Tuesday, December 3, 2024

Quietness is Sustained by God's Commands

[The grace of inward quietness] is sustained by faith in God’s commands; that is to say, by a belief, that they are true, that they are reasonable, that they ought to be obeyed, and that they cannot be disobeyed without danger. 

The man of true faith and strong faith feels, that the command, FRET NOT THYSELF, and others like them are as binding upon us, as any other commands which are admitted to be of the most solemn and imperative nature. Immense is the error and the evil, which has arisen from man’s attempting to make distinctions, where they ought not to be made. The sin of an unquiet or fretful spirit is not the same, it is true, with other sins; but the obligation, which attends the command not to indulge in such a sin, is the same.

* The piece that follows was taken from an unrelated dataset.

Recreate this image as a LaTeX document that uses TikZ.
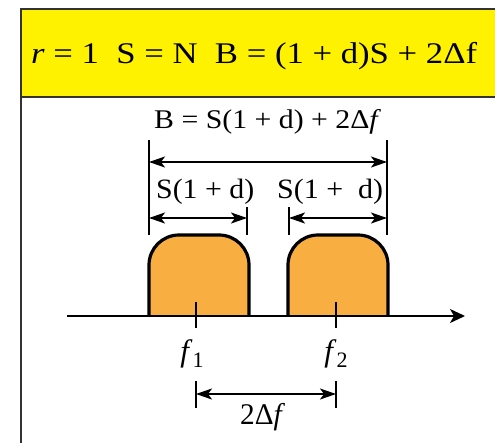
\documentclass[tikz,border=0pt]{standalone}
\usepackage{fontspec}
\usepackage{graphicx}
\setmainfont{Liberation Serif}[ItalicFont={Liberation Serif Italic}]
\usetikzlibrary{arrows.meta}
\definecolor{titleyellow}{HTML}{FFF200}
\definecolor{pulseorange}{HTML}{F9AE42}
\definecolor{framegray}{HTML}{333333}
\newcommand{\fitw}[2]{\resizebox{#1}{\height}{#2}}
\tikzset{
  frameline/.style={draw=framegray, line width=2pt},
  pulse/.style={fill=pulseorange, draw=black, line width=3.2pt, rounded corners=30pt},
  dimline/.style={line width=1.8pt, {Stealth[length=16pt,width=11pt,inset=4pt]}-{Stealth[length=16pt,width=11pt,inset=4pt]}},
  tickline/.style={line width=1.8pt},
  axisline/.style={line width=1.8pt, -{Stealth[length=15pt,width=14pt,inset=4pt]}},
  lbl/.style={inner sep=0pt, anchor=base west, font=\fontsize{28}{32}\selectfont},
}
\begin{document}
\begin{tikzpicture}[x=1pt,y=-1pt]
\useasboundingbox (0,0) rectangle (495,442);
% frame
\fill[titleyellow] (21,9) rectangle (500,97);
\draw[frameline] (21,450) -- (21,9) -- (500,9);
\draw[frameline] (21,97) -- (500,97);
\node[lbl, font=\fontsize{30}{34}\selectfont] (title) at (31,63)
  {\fitw{446pt}{\textit{r} = 1\ \ S = N\ \ B = (1 + d)S + 2Δf}};
% pulses
\filldraw[pulse] (149,316) -- (149,235) -- (249,235) -- (249,316);
\filldraw[pulse] (288,316) -- (288,235) -- (388,235) -- (388,316);
% axis
\coordinate (axL) at (67,316);
\coordinate (axR) at (465,316);
\draw[axisline] (axL) -- (axR);
% center ticks
\coordinate (f1t) at (196,302); \coordinate (f1b) at (196,328);
\coordinate (f2t) at (336,302); \coordinate (f2b) at (336,328);
\draw[tickline] (f1t) -- (f1b);
\draw[tickline] (f2t) -- (f2b);
\node[lbl, anchor=base, font=\fontsize{31}{34}\selectfont] (f1) at (192,361) {\textit{f}\kern0pt\raisebox{-6pt}{\fontsize{22}{24}\selectfont 1}};
\node[lbl, anchor=base, font=\fontsize{31}{34}\selectfont] (f2) at (336,361) {\textit{f}\kern0pt\raisebox{-6pt}{\fontsize{22}{24}\selectfont 2}};
% 2 delta f
\coordinate (dLt) at (196,381); \coordinate (dLb) at (196,408);
\coordinate (dRt) at (336,381); \coordinate (dRb) at (336,408);
\draw[tickline] (dLt) -- (dLb);
\draw[tickline] (dRt) -- (dRb);
\coordinate (dL) at (196,394); \coordinate (dR) at (336,394);
\draw[dimline] (dL) -- (dR);
\node[lbl, font=\fontsize{30}{34}\selectfont] (df) at (240,424) {\fitw{45pt}{2Δ\textit{f}}};
% big B
\coordinate (BLt) at (149,140); \coordinate (BLb) at (149,235);
\coordinate (BRt) at (387,140); \coordinate (BRb) at (387,235);
\draw[tickline] (BLt) -- (BLb);
\draw[tickline] (BRt) -- (BRb);
\coordinate (BL) at (149,162); \coordinate (BR) at (387,162);
\draw[dimline] (BL) -- (BR);
\node[lbl, font=\fontsize{27}{30}\selectfont] (Blabel) at (154,128) {\fitw{227pt}{B = S(1 + d) + 2Δ\textit{f}}};
% small S arrows
\coordinate (s1t) at (247,207); \coordinate (s1b) at (247,235);
\coordinate (s2t) at (289,207); \coordinate (s2b) at (289,235);
\draw[tickline] (s1t) -- (s1b);
\draw[tickline] (s2t) -- (s2b);
\coordinate (S1L) at (149,218); \coordinate (S1R) at (247,218);
\coordinate (S2L) at (289,218); \coordinate (S2R) at (387,218);
\draw[dimline] (S1L) -- (S1R);
\draw[dimline] (S2L) -- (S2R);
\node[lbl] (S1) at (156,198) {\fitw{98pt}{S(1 + d)}};
\node[lbl] (S2) at (277,198) {\fitw{106pt}{S(1 +\ \ d)}};
\end{tikzpicture}
\end{document}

No man can knowingly violate such an obligation, although it relates to a matter which the world is very apt to designate as of small consequence, without showing that his heart is not right with God. 

Wherever God’s command is, no matter how small the thing is to which the command relates, obedience must follow. Otherwise sin lies at the door. The man of faith, deeply realizing this, feels himself bound by that sacred and paramount obligation which God’s command always carries with it, to guard against the least impatience, the least unquietness of spirit. Bound by the command, supported by the promise, with his heart filled with love, and added to all this, meeting God as it were face to face in his providences, he understands the import of those delightful expressions; “They, that trust in the Lord, shall be as mount Zion, which cannot be removed, but abideth forever. As the mountains are round about Jerusalem, so the Lord is round about his people from henceforth, even forever.” Psalm 125:1, 2.

— from The Life of Faith, Part 2, Chapter 13

Monday, December 2, 2024

Quietness is Sustained by God's Promises

The grace of quietness of spirit is sustained by faith in God’s promises. The man of true faith is very far from considering the afflictions of God’s people the same thing with their being cast off and rejected. On the contrary, relying on God’s promises, he has not a doubt, that their trial will in due season be changed into redemption, and their mourning into victory. Abraham had his long day of trial; but his hopes deferred were ultimately satisfied and made rich in the gift of Isaac, “the son of promise.” The patriarch Joseph endured the severe trial of his faith in exile and imprisonments and in false accusations; but at length, in the language of the author of the Mute Christian, “he changed his iron fetters into chains of gold, his rags into royal robes, his stocks into a chariot, his prison into a palace.” David also was afflicted in his youth; but was victorious in age. He, who dwelt in caverns and made his pillow upon a rock, was at last seated upon the throne of Israel. Once the humble keeper of his father’s sheep, and known only in the solitudes of his native vallies, he became, in God’s time, the shepherd and ruler of a mighty people; great in his renown, great in his achievements, and greater still in being able to bear testimony to the favor and faithfulness of God. The man of faith understands this. He knows it all. It is written in letters uneffaceable on the centre of his heart. And is it strange, therefore, marking as he does the bow of promise in the dark cloud that overhangs him, that he should be resigned and quiet in spirit? “The steps of a good man,” says the Psalmist, “are ordered by the Lord; and he delighteth in his way. Though he fall, he shall not be utterly cast down, for the Lord upholdeth him with his hand.”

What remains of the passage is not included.